A mere change in profitability will not, of itself, justify an exit charge

The tax authority under a formal and strict application of such criterion has rejected expenses that were perfectly reasonable from a business perspective.

In August, the Chilean government submitted to Congress a new Bill aimed at modernising the existing tax system.

One of the proposals is to amend the general requirements for an expense to be considered as tax deductible, and to introduce the new concept of special tax deductible expenses cases.

As per legislation already in force, an expense will be tax deductible provided that:

  • it is related to the business of the company;

  • it is necessary to produce taxable income;

  • it has not been deducted as part of the direct cost of goods or services of the company;

  • it is actually incurred in the relevant taxable period; and

  • it is adequately supported with appropriate documentation.

Expenses that fail to comply with the above requirements would be subject in principle to a 40% fine tax (rejected expense tax).

Even though the requirements for an expense to be tax deductible are included in the law, the practical implications of that provision derived mainly from the Chilean Internal Revenue Service (Chilean IRS) and the Chilean courts through their jurisprudence. For instance, the tax authority has construed that in order for an expense to be considered as 'necessary to produce income', it must be directly linked with the production of income, in the sense that it is mandatory/indispensable and that it cannot be avoided by the company.

The tax authority under a formal and strict application of such criterion has rejected expenses that were perfectly reasonable from a business perspective.
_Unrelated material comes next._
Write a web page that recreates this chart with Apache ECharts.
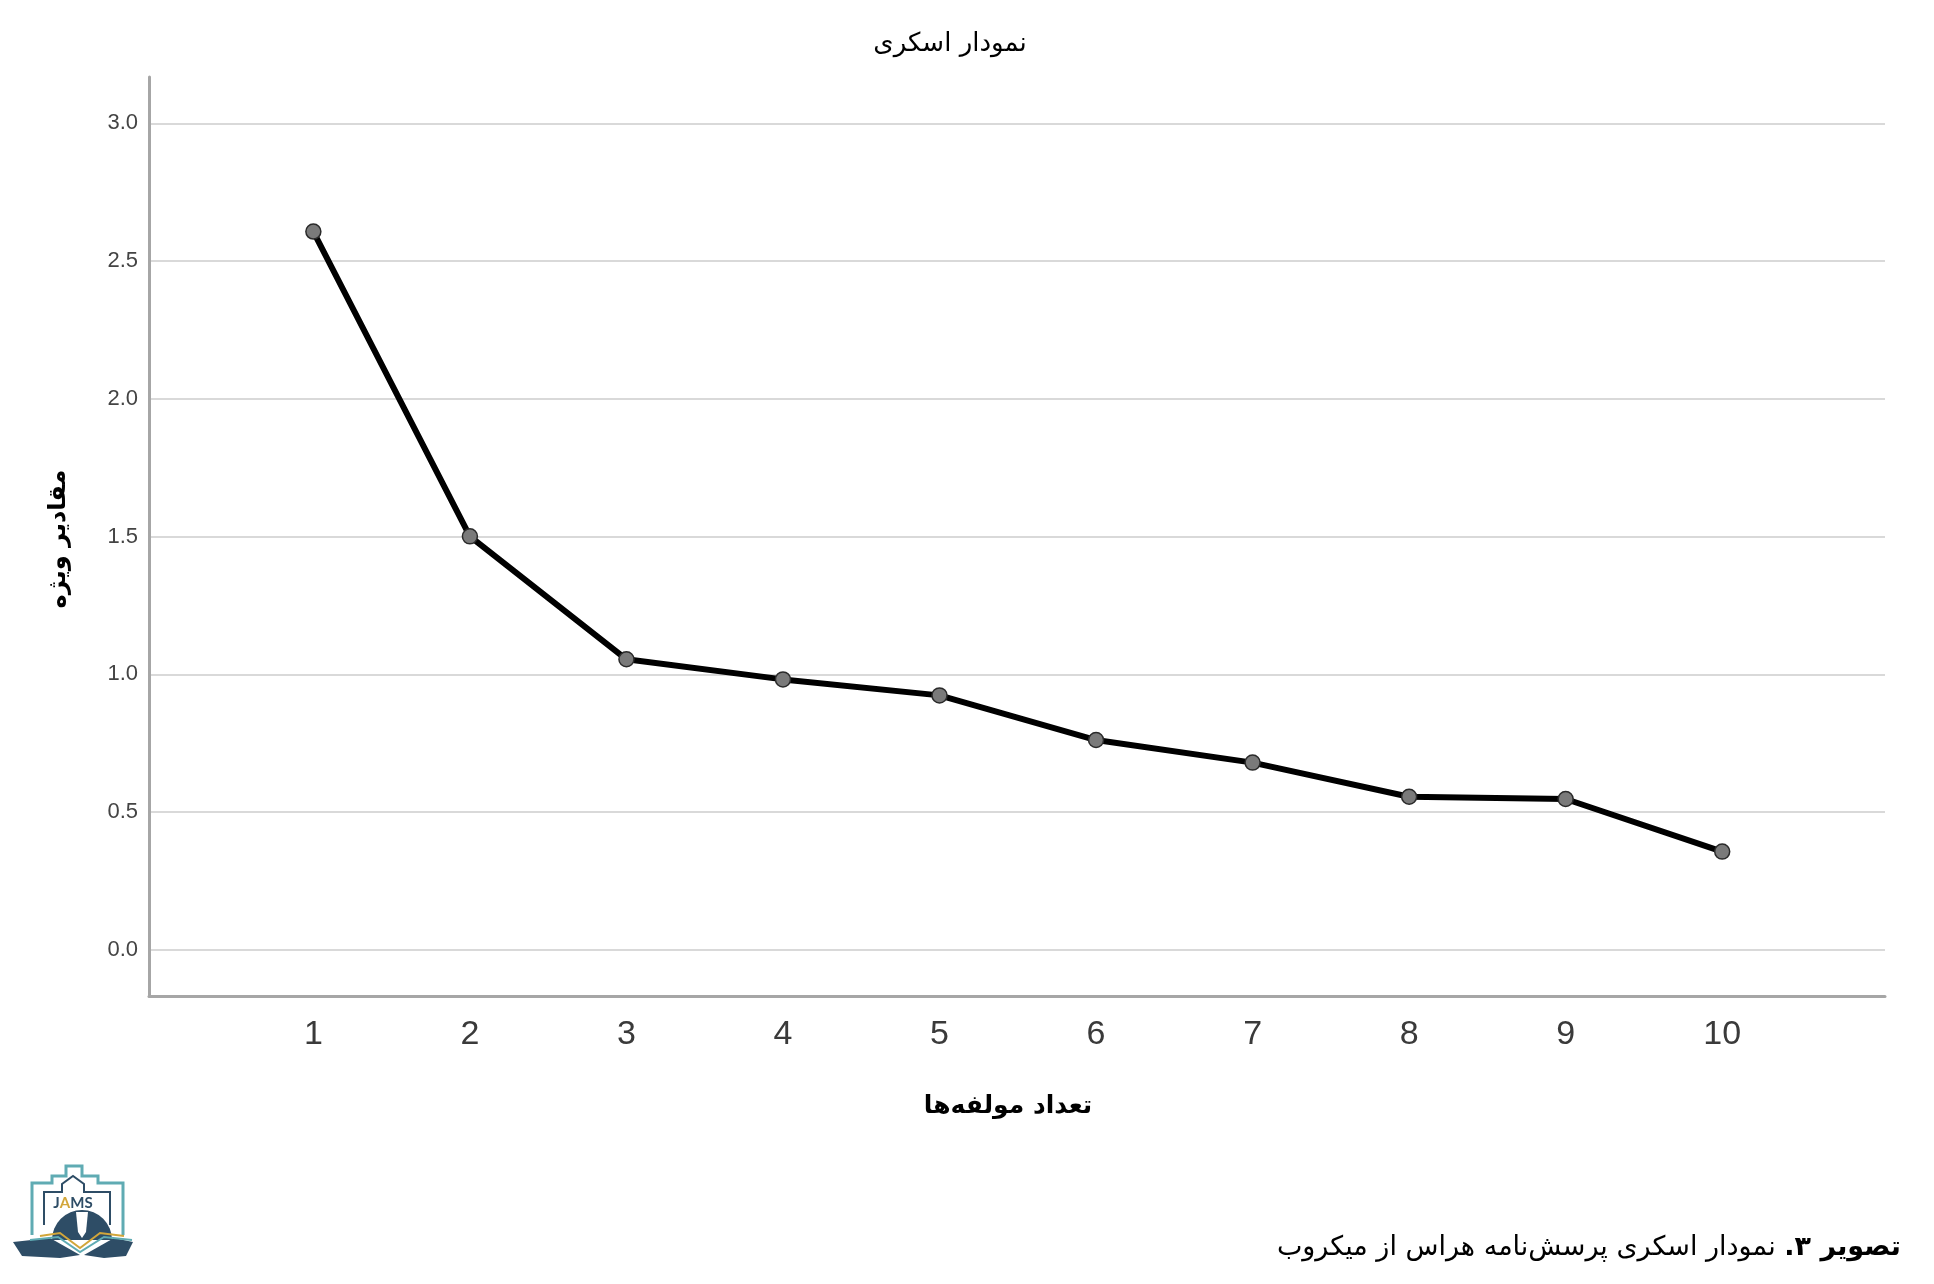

For instance, the tax authority has defined that contractual fines would not be tax deductible as they are not indispensable or mandatory to produce income (even though they could be legally binding under a contractual arrangement) and could be avoided if the taxpayer properly complied with its contractual obligations.

Indeed, an update of Chilean tax legislation on this matter is urgently needed to provide a much clearer and reasonable legal framework for the deductibility of expenses.

The new Bill opens up discussion around this issue. According to the new requirements, an expense will be tax deductible provided it:

  • Is directly or indirectly linked to the business, including ordinary, extraordinary, habitual, exceptional, voluntary or obligatory expenses;

  • Is reasonable with respect to its amount;

  • Has not been deducted as cost;

  • Was actually incurred in the relevant taxable period;

  • Has a lawful cause and did not originate in malicious behaviour; and

  • Is adequately supported with appropriate documentation.

It will be interesting to see the Chilean Congress' position on this proposal. Furthermore, if passed in such terms, it will also be interesting to observe the tax authority's interpretation of the new requirements, particularly in reference to lawful cause or malicious behaviour concepts, which are more related to civil and criminal law and are not properly adapted for tax purposes.

The Bill is still in its early stages in Congress, and we expect an important discussion to be held around this and other topics covered therein. It is without a doubt a matter to be closely monitored in the following months.